Longer-term expectations across macroeconomic variables in the ECB SPF for the third quarter of 2022

Note: Where percentages are shown in brackets, they denote the value excluding one extreme outlier, whereas the percentage without brackets includes the outlier.

The forecasters who currently report the highest longer-term inflation expectations have tended to be more sensitive to realised inflation in the past. When assessing the correlations with inflation and growth (both realised values and short-term expectations) over time, the longer-term inflation expectations appear more correlated with realised inflation and with individual short-term expectations among the tail group than among the rest of forecasters, while there is no clear link with realised growth or short-term growth expectations for either group.[5]

Finally, do the tail group’s expectations lead those of the rest of the respondents? This can be checked by conducting Granger causality tests of the tail group’s average expectations, for the long term and for the next year, versus those of the rest of the panel.[6] This analysis produces no clear evidence of Granger causality in either direction: in other words, the tail, historically, does not appear to have wagged the dog.

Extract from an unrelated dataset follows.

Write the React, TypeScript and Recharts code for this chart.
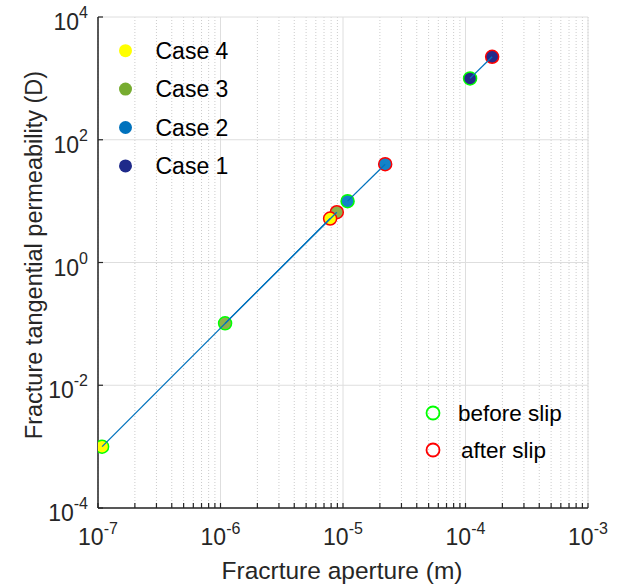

Our analysis thus suggests that the tail group’s expectations have not led movements in the expectations of the rest of the professional forecasters. Some recent research argues that the right tail of the forecasters’ distribution is composed of fast learners, identified as those attentive to new data and news. [7] According to this view, forecasters who updated their beliefs early were good predictors of the future. Our findings suggest that respondents in the tail group are more sensitive to the current developments than other forecasters and might be extrapolating short-term inflation dynamics more strongly and persistently into the longer term.

  1. The panel of the ECB SPF, which was established in 1999, is composed of professional macroeconomic forecasters operating in Europe. The currently active panel comprises 75 to 80 institutions, of which around 60 respond in any given round – of these, on average 75%, or 45 institutions, provide their longer-term inflation expectations.

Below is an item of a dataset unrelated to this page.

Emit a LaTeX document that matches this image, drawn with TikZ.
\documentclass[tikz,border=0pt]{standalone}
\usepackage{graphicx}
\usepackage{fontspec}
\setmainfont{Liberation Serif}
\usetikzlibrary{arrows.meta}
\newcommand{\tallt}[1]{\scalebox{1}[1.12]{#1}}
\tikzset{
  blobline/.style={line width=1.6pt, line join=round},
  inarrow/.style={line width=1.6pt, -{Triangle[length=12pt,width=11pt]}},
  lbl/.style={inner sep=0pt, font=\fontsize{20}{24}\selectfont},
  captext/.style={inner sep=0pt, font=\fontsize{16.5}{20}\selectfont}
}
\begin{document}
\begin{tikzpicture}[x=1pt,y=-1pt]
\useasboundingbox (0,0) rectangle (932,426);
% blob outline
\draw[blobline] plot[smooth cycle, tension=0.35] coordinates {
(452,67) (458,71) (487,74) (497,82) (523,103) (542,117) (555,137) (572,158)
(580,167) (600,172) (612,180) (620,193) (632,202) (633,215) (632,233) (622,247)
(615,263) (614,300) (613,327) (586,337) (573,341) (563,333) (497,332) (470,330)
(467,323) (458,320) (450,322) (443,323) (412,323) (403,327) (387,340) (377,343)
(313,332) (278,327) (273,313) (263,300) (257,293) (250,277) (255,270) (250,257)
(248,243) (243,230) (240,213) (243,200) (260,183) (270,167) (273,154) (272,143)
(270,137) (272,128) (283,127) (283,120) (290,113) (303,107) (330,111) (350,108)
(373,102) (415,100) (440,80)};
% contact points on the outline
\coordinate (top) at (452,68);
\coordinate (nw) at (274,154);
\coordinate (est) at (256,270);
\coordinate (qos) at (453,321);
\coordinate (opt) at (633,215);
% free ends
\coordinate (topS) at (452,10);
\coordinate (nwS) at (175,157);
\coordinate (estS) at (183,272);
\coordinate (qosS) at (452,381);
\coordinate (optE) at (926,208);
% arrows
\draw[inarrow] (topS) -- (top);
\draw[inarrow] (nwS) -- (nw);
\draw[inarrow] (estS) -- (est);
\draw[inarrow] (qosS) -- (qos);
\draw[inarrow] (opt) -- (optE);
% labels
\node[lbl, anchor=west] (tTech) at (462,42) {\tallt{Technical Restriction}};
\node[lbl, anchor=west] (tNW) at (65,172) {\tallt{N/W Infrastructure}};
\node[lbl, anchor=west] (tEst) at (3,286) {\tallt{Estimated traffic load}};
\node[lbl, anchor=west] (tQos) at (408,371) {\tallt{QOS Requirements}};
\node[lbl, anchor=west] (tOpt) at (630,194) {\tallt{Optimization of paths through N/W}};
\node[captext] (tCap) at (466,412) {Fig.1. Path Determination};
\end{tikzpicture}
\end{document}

  2. This reference period is chosen as it starts after the ECB’s monetary policy strategy review in 2003 which clarified the medium-term inflation objective of below, but close to, 2%. In 2014 (when the ECB started its asset purchase programme) the number of respondents reporting expectations of 2.0% declined and that of those reporting 1.7% increased.

  3. Never before did more than 10% of SPF respondents report longer-term inflation expectations of 2.5% or more. The only other period (beyond one single round) in which more than 5% of respondents reported longer-term inflation expectations of 2.5% or above was that from the second quarter of 2011 to the third quarter of 2013 when 7 to 9% (or three to four respondents) did so.

  4. For an argument that movements in the cross-sectional distribution of inflation expectations could provide early warnings of de-anchoring, see Reis, R., “Losing the Inflation Anchor”, Brookings Papers on Economic Activity, BPEA Conference Drafts, 9 September 2021.

  5. This assessment is confirmed by forecaster-level regressions of long-term inflation expectations on past realised inflation, GDP growth and unemployment (controlling for forecaster fixed effects). While both the tail group and the rest of the panel respond to realised inflation, the tail does so considerably more than the rest of the panel: a 1 percentage point increase in inflation increases the tail group’s longer-term inflation expectations by 0.2 percentage point compared with only 0.03 percentage point for the rest of the panel.

  6. Granger, C. W. J., "Investigating Causal Relations by Econometric Models and Cross-spectral Methods", Econometrica, 1969.

  7. Reis, R., “Inflation expectations: rise and responses”, Speech at the ECB Forum on Central Banking, 29 June 2022.